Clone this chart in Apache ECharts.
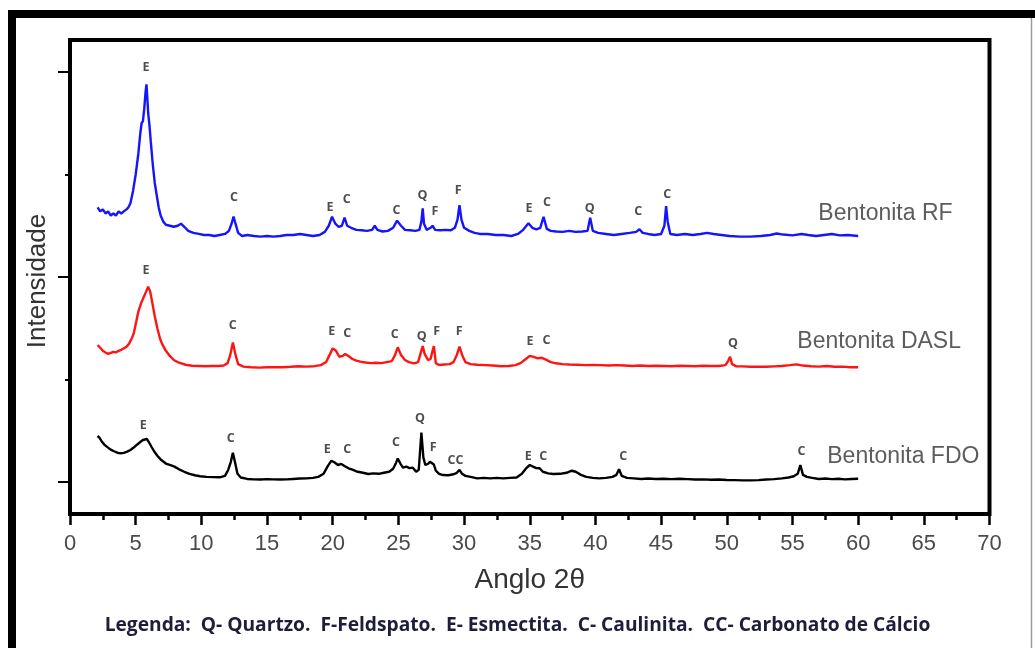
---
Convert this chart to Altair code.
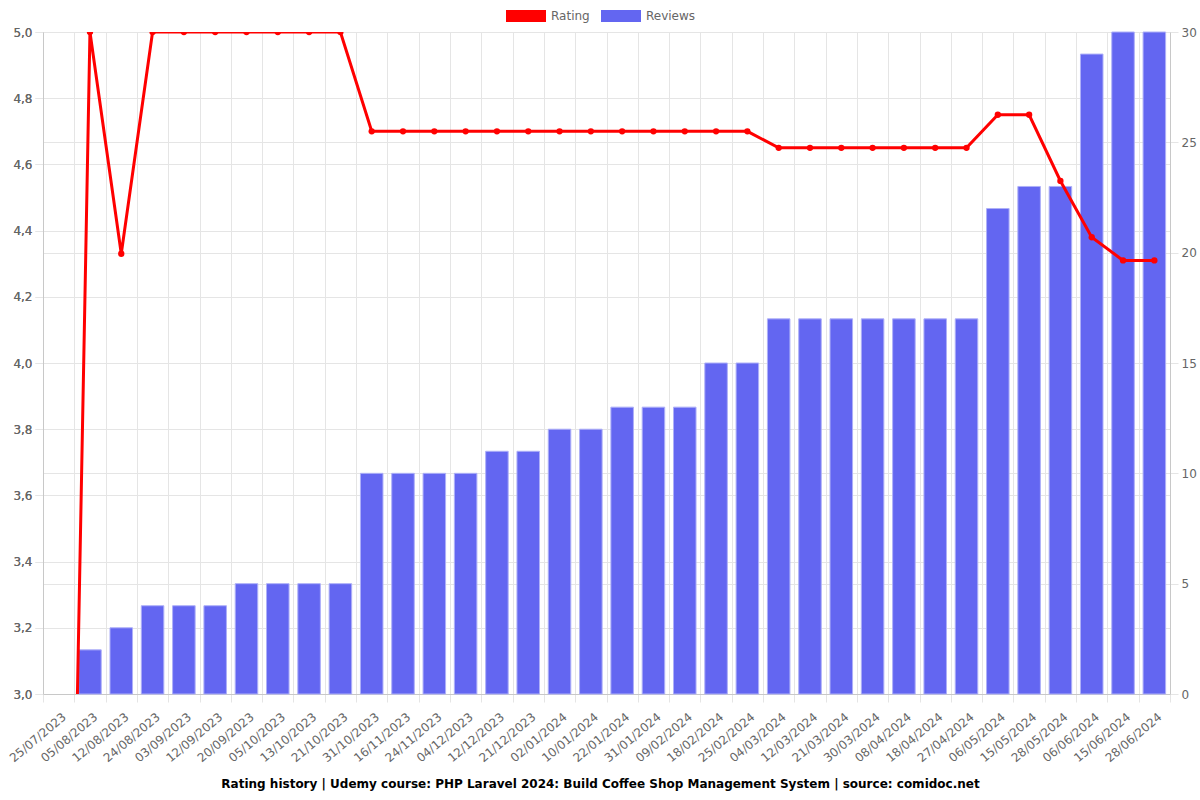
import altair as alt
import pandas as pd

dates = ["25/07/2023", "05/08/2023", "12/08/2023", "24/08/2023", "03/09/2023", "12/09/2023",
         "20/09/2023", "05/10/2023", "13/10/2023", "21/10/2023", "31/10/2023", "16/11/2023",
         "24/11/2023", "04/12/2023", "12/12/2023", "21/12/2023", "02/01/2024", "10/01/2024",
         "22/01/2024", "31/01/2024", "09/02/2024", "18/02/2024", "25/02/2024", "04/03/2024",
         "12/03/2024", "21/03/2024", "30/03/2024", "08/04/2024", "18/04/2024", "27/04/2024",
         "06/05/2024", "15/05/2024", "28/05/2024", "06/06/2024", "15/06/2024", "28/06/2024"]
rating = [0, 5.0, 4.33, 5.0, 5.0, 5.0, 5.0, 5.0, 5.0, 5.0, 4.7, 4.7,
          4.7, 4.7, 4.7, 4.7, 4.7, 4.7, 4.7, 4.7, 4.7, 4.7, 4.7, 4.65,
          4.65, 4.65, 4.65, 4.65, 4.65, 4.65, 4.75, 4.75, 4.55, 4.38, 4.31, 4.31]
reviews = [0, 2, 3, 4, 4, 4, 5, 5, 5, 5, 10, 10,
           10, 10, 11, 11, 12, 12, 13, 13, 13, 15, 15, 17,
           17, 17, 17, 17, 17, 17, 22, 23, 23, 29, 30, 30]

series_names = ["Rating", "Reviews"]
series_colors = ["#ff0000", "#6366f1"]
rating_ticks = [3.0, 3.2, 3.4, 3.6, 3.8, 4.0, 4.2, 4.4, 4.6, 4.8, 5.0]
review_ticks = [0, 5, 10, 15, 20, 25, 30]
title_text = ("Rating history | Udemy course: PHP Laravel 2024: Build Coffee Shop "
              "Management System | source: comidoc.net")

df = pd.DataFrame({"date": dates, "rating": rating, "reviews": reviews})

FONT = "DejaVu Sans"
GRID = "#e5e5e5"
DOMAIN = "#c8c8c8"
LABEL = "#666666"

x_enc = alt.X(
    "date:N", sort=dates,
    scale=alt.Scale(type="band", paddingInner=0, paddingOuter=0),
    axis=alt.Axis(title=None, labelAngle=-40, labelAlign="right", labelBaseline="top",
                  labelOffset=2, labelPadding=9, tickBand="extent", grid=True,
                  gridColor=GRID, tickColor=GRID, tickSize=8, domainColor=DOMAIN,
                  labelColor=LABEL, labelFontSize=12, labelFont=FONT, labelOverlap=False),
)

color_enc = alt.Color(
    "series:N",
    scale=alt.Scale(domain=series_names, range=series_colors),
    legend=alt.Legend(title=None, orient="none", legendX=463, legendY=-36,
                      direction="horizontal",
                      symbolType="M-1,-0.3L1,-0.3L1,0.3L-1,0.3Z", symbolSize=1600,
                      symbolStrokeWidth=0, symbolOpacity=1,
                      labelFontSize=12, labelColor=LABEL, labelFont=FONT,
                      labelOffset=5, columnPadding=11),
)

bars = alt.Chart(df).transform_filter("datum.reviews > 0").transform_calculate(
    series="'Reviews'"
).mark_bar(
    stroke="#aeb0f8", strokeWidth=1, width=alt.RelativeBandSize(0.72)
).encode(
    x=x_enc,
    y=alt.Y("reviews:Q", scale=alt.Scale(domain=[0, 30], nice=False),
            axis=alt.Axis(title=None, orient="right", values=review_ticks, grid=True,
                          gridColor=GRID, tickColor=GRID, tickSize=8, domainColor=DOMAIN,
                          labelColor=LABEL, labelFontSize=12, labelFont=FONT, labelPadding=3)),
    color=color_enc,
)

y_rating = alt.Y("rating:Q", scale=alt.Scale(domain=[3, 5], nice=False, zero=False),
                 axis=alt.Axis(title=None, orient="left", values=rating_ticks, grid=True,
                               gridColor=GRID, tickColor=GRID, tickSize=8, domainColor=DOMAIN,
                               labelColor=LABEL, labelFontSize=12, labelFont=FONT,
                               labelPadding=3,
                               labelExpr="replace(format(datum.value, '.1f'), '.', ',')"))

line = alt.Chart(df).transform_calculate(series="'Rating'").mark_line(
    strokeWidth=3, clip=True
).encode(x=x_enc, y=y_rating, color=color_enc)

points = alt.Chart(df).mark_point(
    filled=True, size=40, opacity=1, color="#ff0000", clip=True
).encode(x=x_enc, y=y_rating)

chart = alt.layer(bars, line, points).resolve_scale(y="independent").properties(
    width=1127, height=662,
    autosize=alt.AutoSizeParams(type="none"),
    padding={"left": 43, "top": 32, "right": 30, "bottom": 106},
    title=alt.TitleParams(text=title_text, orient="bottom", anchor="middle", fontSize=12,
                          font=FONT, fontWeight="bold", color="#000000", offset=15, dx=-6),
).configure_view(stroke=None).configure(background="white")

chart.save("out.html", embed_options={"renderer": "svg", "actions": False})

_WORK TO COMPLETE_
Set down, word for word, the lines from the one holding "Convert this chart to Altair code." through the one holding "import pandas as pd". Skip the pictures.

_SOLUTION FOR THIS TASK_
Convert this chart to Altair code.
import altair as alt
import pandas as pd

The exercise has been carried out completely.